◆ SET EXERCISE ◆
Where does the string "chart" appear? Copy every line of the entries below that holds it.

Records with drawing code

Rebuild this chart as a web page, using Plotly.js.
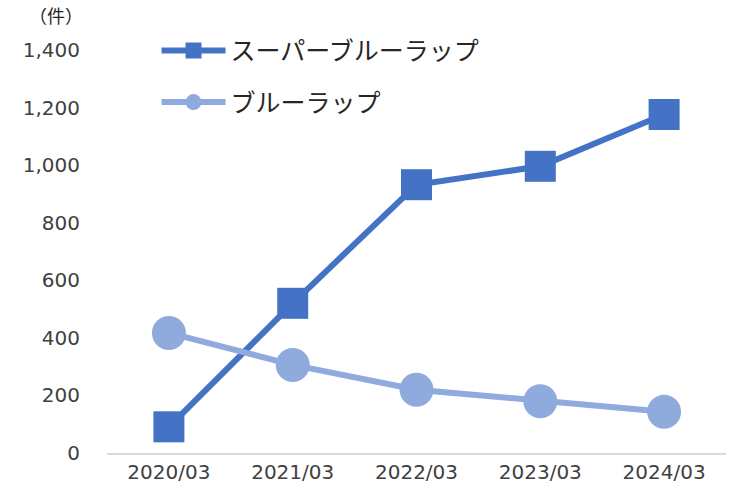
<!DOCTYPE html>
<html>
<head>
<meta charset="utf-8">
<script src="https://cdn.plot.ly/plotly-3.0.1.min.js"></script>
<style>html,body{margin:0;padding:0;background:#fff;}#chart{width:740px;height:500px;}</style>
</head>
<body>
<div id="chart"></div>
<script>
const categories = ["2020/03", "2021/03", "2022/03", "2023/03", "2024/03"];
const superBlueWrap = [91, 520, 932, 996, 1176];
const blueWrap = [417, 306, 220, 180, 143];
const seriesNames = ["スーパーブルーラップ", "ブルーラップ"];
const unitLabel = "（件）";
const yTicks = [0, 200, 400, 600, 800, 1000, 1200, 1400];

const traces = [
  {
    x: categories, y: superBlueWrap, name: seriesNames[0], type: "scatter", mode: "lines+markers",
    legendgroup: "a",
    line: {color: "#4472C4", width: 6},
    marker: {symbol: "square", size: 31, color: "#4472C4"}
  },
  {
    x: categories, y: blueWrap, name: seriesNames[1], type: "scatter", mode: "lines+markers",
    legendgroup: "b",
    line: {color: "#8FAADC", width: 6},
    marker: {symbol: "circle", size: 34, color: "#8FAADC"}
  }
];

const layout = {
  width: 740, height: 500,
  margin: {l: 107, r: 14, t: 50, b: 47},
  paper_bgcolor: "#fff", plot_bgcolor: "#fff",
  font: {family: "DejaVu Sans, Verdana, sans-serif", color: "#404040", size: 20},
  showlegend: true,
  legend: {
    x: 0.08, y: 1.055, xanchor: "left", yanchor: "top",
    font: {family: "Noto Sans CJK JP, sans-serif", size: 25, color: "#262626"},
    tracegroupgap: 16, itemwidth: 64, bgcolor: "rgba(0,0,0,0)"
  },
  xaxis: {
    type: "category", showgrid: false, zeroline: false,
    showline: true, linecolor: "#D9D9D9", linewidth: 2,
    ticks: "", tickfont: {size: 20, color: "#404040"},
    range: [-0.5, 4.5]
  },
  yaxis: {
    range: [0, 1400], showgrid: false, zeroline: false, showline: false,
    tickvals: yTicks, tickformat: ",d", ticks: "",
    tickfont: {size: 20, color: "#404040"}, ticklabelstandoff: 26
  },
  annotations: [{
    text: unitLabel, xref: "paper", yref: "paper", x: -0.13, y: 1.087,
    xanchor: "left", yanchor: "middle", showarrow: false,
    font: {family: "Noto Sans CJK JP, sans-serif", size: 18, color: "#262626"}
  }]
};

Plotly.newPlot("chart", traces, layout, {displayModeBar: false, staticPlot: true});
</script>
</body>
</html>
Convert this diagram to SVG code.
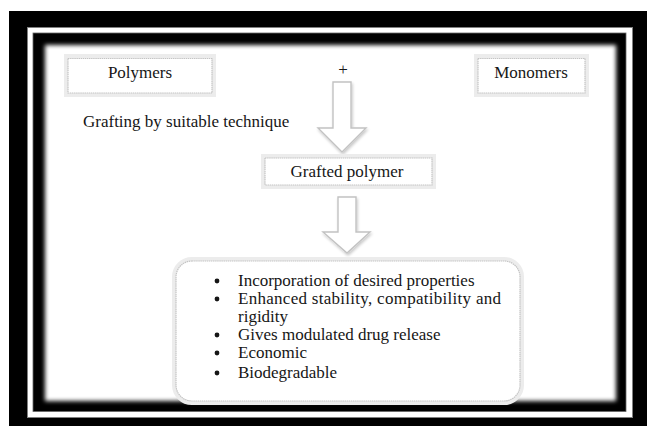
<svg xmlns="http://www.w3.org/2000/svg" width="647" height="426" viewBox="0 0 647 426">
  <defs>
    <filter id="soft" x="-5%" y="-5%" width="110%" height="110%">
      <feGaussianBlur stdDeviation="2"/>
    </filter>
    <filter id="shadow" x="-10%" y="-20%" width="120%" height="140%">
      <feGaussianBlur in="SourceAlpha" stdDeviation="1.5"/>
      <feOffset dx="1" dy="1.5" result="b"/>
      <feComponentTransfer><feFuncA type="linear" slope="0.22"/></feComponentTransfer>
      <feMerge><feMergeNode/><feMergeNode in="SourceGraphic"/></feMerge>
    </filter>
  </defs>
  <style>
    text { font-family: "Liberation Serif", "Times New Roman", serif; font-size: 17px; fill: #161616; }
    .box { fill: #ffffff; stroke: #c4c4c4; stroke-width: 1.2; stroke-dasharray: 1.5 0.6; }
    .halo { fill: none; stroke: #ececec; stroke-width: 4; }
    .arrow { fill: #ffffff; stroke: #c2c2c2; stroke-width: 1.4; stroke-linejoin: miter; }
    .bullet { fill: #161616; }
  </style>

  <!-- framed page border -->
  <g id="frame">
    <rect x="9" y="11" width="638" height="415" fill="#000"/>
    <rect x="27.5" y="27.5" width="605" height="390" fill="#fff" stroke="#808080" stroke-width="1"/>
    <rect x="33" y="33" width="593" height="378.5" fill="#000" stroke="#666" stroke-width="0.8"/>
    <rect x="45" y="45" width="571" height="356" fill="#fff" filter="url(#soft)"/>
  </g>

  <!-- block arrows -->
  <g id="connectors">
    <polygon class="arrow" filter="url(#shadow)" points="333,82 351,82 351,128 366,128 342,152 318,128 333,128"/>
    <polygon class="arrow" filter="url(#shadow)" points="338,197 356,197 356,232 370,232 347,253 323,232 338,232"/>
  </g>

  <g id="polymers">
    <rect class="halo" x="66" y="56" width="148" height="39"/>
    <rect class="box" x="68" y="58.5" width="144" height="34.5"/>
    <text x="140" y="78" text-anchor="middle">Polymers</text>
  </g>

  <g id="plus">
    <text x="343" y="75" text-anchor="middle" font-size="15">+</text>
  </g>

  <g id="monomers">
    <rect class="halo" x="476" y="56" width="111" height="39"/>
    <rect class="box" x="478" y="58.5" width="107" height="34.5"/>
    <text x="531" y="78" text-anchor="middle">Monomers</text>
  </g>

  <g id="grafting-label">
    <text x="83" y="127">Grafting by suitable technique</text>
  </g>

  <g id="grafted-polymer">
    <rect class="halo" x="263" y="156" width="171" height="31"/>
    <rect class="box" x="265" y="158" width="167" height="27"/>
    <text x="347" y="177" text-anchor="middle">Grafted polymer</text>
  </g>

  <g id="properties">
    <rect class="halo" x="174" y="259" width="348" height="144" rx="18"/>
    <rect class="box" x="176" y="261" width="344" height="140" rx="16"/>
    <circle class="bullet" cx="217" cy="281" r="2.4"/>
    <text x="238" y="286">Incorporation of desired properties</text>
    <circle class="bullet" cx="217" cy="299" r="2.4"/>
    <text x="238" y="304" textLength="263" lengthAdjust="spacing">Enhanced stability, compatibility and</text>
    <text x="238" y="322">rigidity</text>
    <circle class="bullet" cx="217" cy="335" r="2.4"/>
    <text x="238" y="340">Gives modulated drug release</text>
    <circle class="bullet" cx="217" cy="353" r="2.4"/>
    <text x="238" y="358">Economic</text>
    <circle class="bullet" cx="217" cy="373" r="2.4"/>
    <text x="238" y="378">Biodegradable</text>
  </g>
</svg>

◆ THE OUTPUT ◆
Rebuild this chart as a web page, using Plotly.js.
<style>html,body{margin:0;padding:0;background:#fff;}#chart{width:740px;height:500px;}</style>
<div id="chart"></div>
Plotly.newPlot("chart", traces, layout, {displayModeBar: false, staticPlot: true});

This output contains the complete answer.